======== Raw data ========
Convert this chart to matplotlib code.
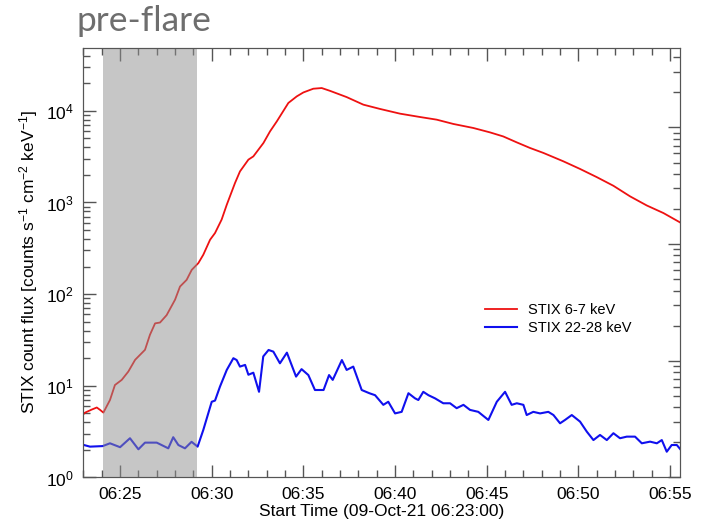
import datetime as dt

import matplotlib
matplotlib.use("Agg")
import matplotlib.pyplot as plt
from matplotlib.ticker import FuncFormatter, MultipleLocator

plt.rcParams["font.family"] = ["Liberation Sans", "DejaVu Sans"]
plt.rcParams["mathtext.fontset"] = "custom"
plt.rcParams["mathtext.rm"] = "Liberation Sans"
plt.rcParams["mathtext.it"] = "Liberation Sans"
plt.rcParams["mathtext.bf"] = "Liberation Sans:bold"

start = dt.datetime(2021, 10, 9, 6, 23, 0)

# minutes after 06:23:00
red_t = [0.0, 0.09, 0.45, 0.73, 0.91, 1.09, 1.45, 1.72, 2.09, 2.45, 2.82, 3.36,
         3.63, 3.91, 4.18, 4.54, 5.0, 5.27, 5.63, 5.91, 6.27, 6.54, 6.91, 7.18,
         7.54, 7.82, 8.27, 8.54, 9.0, 9.27, 9.82, 10.18, 10.55, 11.18, 11.64,
         12.0, 12.54, 13.0, 13.45, 14.36, 15.27, 16.18, 17.27, 18.36, 19.27,
         20.18, 21.27, 22.18, 22.9, 23.64, 24.36, 25.09, 26.18, 27.09, 28.0,
         28.91, 29.82, 30.73, 31.64, 32.55]
red_flux = [4.9, 5.1, 5.5, 5.8, 5.46, 5.1, 7.0, 10.2, 11.6, 14.3, 19.2, 24.7,
            36, 48, 49, 59, 87, 121, 143, 184, 218, 269, 392, 464,
            650, 944, 1630, 2180, 2930, 3180, 4450, 5960, 7660, 12170, 14360,
            15850, 17400, 17700, 16500, 14100, 11660, 10470, 9300, 8550, 8000,
            7180, 6490, 5810, 5250, 4520, 3930, 3470, 2810, 2320, 1890,
            1520, 1165, 927, 766, 605]

blue_t = [0.03, 0.36, 1.05, 1.45, 2.0, 2.54, 3.0, 3.36, 4.0, 4.63, 4.9, 5.18,
          5.54, 5.9, 6.23, 6.54, 7.0, 7.18, 7.45, 7.82, 8.18, 8.36, 8.54, 8.82,
          9.0, 9.27, 9.58, 9.81, 10.1, 10.36, 10.72, 11.1, 11.6, 11.9, 12.27,
          12.63, 13.1, 13.4, 13.6, 14.1, 14.36, 14.72, 15.18, 15.6, 15.91,
          16.36, 16.63, 17.0, 17.36, 17.73, 18.09, 18.27, 18.54, 18.82, 19.18,
          19.63, 20.0, 20.36, 20.73, 21.09, 21.54, 22.09, 22.55, 23.0, 23.36,
          23.64, 24.0, 24.18, 24.54, 24.91, 25.36, 25.64, 26.0, 26.27, 26.64,
          27.09, 27.46, 27.82, 28.18, 28.55, 28.91, 29.27, 29.64, 30.09, 30.46,
          30.91, 31.28, 31.55, 31.82, 32.09, 32.37, 32.59]
blue_flux = [2.26, 2.17, 2.2, 2.36, 2.14, 2.68, 2.03, 2.4, 2.4, 2.08, 2.75, 2.26,
             2.08, 2.45, 2.17, 3.3, 6.7, 6.9, 9.8, 14.9, 20, 19.1, 16.2, 16.9,
             13.2, 13.9, 8.6, 20.9, 24.6, 23.6, 17.6, 23, 12.6, 15.2, 13.1,
             9.0, 9.0, 13.1, 11.6, 19.1, 14.9, 16.2, 9.0, 8.3, 7.9,
             6.2, 6.7, 5.0, 5.2, 8.3, 7.3, 7.0, 8.6, 7.9, 7.3,
             6.45, 6.45, 5.7, 6.2, 5.46, 5.2, 4.24, 6.7, 8.6, 6.2,
             6.45, 6.2, 4.8, 5.2, 5.0, 5.2, 4.8, 3.9, 4.24, 4.8,
             4.07, 3.16, 2.56, 2.91, 2.56, 3.04, 2.68, 2.79, 2.79, 2.36,
             2.46, 2.36, 2.56, 1.91, 2.26, 2.26, 2.0]

preflare = (1.06, 6.22)

axis_col = "#555555"

fig = plt.figure(figsize=(7.11, 5.25), dpi=100)
ax = fig.add_axes([0.1173, 0.0905, 0.8398, 0.819])

ax.plot(red_t, red_flux, color="#ee1111", lw=1.3, label="STIX 6-7 keV", zorder=2)
ax.plot(blue_t, blue_flux, color="#1010ee", lw=1.5, label="STIX 22-28 keV", zorder=2)
ax.axvspan(*preflare, color="#8f8f8f", alpha=0.5, lw=0, zorder=3)

ax.set_yscale("log")
ax.set_ylim(1, 10 ** 4.69)
ax.set_xlim(0, 32.57)

ax.xaxis.set_major_locator(MultipleLocator(5, offset=2))
ax.xaxis.set_minor_locator(MultipleLocator(1))
ax.xaxis.set_major_formatter(FuncFormatter(
    lambda m, pos: (start + dt.timedelta(minutes=m)).strftime("%H:%M")))

for s in ax.spines.values():
    s.set_color(axis_col)
ax.tick_params(which="both", direction="in", color=axis_col, top=True,
               right=False, labelsize=12.5, labelcolor="black", pad=7)
ax.tick_params(which="major", length=9, width=1)
ax.tick_params(which="minor", length=5, width=1)

# right-hand axis carries its own (unlabelled) log scale
ax2 = ax.twinx()
ax2.set_yscale("log")
ax2.set_ylim(1, 10 ** 3.685)
ax2.tick_params(which="both", direction="in", color=axis_col, labelright=False)
ax2.tick_params(which="major", length=9, width=1)
ax2.tick_params(which="minor", length=5, width=1)
for s in ax2.spines.values():
    s.set_color(axis_col)

ax.set_xlabel("Start Time (09-Oct-21 06:23:00)", fontsize=12.5, labelpad=1)
ax.set_ylabel("STIX count flux [counts s$^{-1}$ cm$^{-2}$ keV$^{-1}$]",
              fontsize=12.5, labelpad=4)

ax.legend(loc="center left", bbox_to_anchor=(0.650, 0.369), frameon=False,
          fontsize=10.5, handlelength=2.2, handletextpad=0.75, labelspacing=0.25)

fig.text(0.108, 0.941, "pre-flare", fontsize=25.5, color="#6e6e6e",
         family="Lato", va="baseline")

fig.savefig("out.png", dpi=100)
========
■ **Required work**
Word for word, quote the full listing, omitting every picture.

■ **Finished exercise**
Convert this chart to matplotlib code.
import datetime as dt

import matplotlib
matplotlib.use("Agg")
import matplotlib.pyplot as plt
from matplotlib.ticker import FuncFormatter, MultipleLocator

plt.rcParams["font.family"] = ["Liberation Sans", "DejaVu Sans"]
plt.rcParams["mathtext.fontset"] = "custom"
plt.rcParams["mathtext.rm"] = "Liberation Sans"
plt.rcParams["mathtext.it"] = "Liberation Sans"
plt.rcParams["mathtext.bf"] = "Liberation Sans:bold"

start = dt.datetime(2021, 10, 9, 6, 23, 0)

# minutes after 06:23:00
red_t = [0.0, 0.09, 0.45, 0.73, 0.91, 1.09, 1.45, 1.72, 2.09, 2.45, 2.82, 3.36,
         3.63, 3.91, 4.18, 4.54, 5.0, 5.27, 5.63, 5.91, 6.27, 6.54, 6.91, 7.18,
         7.54, 7.82, 8.27, 8.54, 9.0, 9.27, 9.82, 10.18, 10.55, 11.18, 11.64,
         12.0, 12.54, 13.0, 13.45, 14.36, 15.27, 16.18, 17.27, 18.36, 19.27,
         20.18, 21.27, 22.18, 22.9, 23.64, 24.36, 25.09, 26.18, 27.09, 28.0,
         28.91, 29.82, 30.73, 31.64, 32.55]
red_flux = [4.9, 5.1, 5.5, 5.8, 5.46, 5.1, 7.0, 10.2, 11.6, 14.3, 19.2, 24.7,
            36, 48, 49, 59, 87, 121, 143, 184, 218, 269, 392, 464,
            650, 944, 1630, 2180, 2930, 3180, 4450, 5960, 7660, 12170, 14360,
            15850, 17400, 17700, 16500, 14100, 11660, 10470, 9300, 8550, 8000,
            7180, 6490, 5810, 5250, 4520, 3930, 3470, 2810, 2320, 1890,
            1520, 1165, 927, 766, 605]

blue_t = [0.03, 0.36, 1.05, 1.45, 2.0, 2.54, 3.0, 3.36, 4.0, 4.63, 4.9, 5.18,
          5.54, 5.9, 6.23, 6.54, 7.0, 7.18, 7.45, 7.82, 8.18, 8.36, 8.54, 8.82,
          9.0, 9.27, 9.58, 9.81, 10.1, 10.36, 10.72, 11.1, 11.6, 11.9, 12.27,
          12.63, 13.1, 13.4, 13.6, 14.1, 14.36, 14.72, 15.18, 15.6, 15.91,
          16.36, 16.63, 17.0, 17.36, 17.73, 18.09, 18.27, 18.54, 18.82, 19.18,
          19.63, 20.0, 20.36, 20.73, 21.09, 21.54, 22.09, 22.55, 23.0, 23.36,
          23.64, 24.0, 24.18, 24.54, 24.91, 25.36, 25.64, 26.0, 26.27, 26.64,
          27.09, 27.46, 27.82, 28.18, 28.55, 28.91, 29.27, 29.64, 30.09, 30.46,
          30.91, 31.28, 31.55, 31.82, 32.09, 32.37, 32.59]
blue_flux = [2.26, 2.17, 2.2, 2.36, 2.14, 2.68, 2.03, 2.4, 2.4, 2.08, 2.75, 2.26,
             2.08, 2.45, 2.17, 3.3, 6.7, 6.9, 9.8, 14.9, 20, 19.1, 16.2, 16.9,
             13.2, 13.9, 8.6, 20.9, 24.6, 23.6, 17.6, 23, 12.6, 15.2, 13.1,
             9.0, 9.0, 13.1, 11.6, 19.1, 14.9, 16.2, 9.0, 8.3, 7.9,
             6.2, 6.7, 5.0, 5.2, 8.3, 7.3, 7.0, 8.6, 7.9, 7.3,
             6.45, 6.45, 5.7, 6.2, 5.46, 5.2, 4.24, 6.7, 8.6, 6.2,
             6.45, 6.2, 4.8, 5.2, 5.0, 5.2, 4.8, 3.9, 4.24, 4.8,
             4.07, 3.16, 2.56, 2.91, 2.56, 3.04, 2.68, 2.79, 2.79, 2.36,
             2.46, 2.36, 2.56, 1.91, 2.26, 2.26, 2.0]

preflare = (1.06, 6.22)

axis_col = "#555555"

fig = plt.figure(figsize=(7.11, 5.25), dpi=100)
ax = fig.add_axes([0.1173, 0.0905, 0.8398, 0.819])

ax.plot(red_t, red_flux, color="#ee1111", lw=1.3, label="STIX 6-7 keV", zorder=2)
ax.plot(blue_t, blue_flux, color="#1010ee", lw=1.5, label="STIX 22-28 keV", zorder=2)
ax.axvspan(*preflare, color="#8f8f8f", alpha=0.5, lw=0, zorder=3)

ax.set_yscale("log")
ax.set_ylim(1, 10 ** 4.69)
ax.set_xlim(0, 32.57)

ax.xaxis.set_major_locator(MultipleLocator(5, offset=2))
ax.xaxis.set_minor_locator(MultipleLocator(1))
ax.xaxis.set_major_formatter(FuncFormatter(
    lambda m, pos: (start + dt.timedelta(minutes=m)).strftime("%H:%M")))

for s in ax.spines.values():
    s.set_color(axis_col)
ax.tick_params(which="both", direction="in", color=axis_col, top=True,
               right=False, labelsize=12.5, labelcolor="black", pad=7)
ax.tick_params(which="major", length=9, width=1)
ax.tick_params(which="minor", length=5, width=1)

# right-hand axis carries its own (unlabelled) log scale
ax2 = ax.twinx()
ax2.set_yscale("log")
ax2.set_ylim(1, 10 ** 3.685)
ax2.tick_params(which="both", direction="in", color=axis_col, labelright=False)
ax2.tick_params(which="major", length=9, width=1)
ax2.tick_params(which="minor", length=5, width=1)
for s in ax2.spines.values():
    s.set_color(axis_col)

ax.set_xlabel("Start Time (09-Oct-21 06:23:00)", fontsize=12.5, labelpad=1)
ax.set_ylabel("STIX count flux [counts s$^{-1}$ cm$^{-2}$ keV$^{-1}$]",
              fontsize=12.5, labelpad=4)

ax.legend(loc="center left", bbox_to_anchor=(0.650, 0.369), frameon=False,
          fontsize=10.5, handlelength=2.2, handletextpad=0.75, labelspacing=0.25)

fig.text(0.108, 0.941, "pre-flare", fontsize=25.5, color="#6e6e6e",
         family="Lato", va="baseline")

fig.savefig("out.png", dpi=100)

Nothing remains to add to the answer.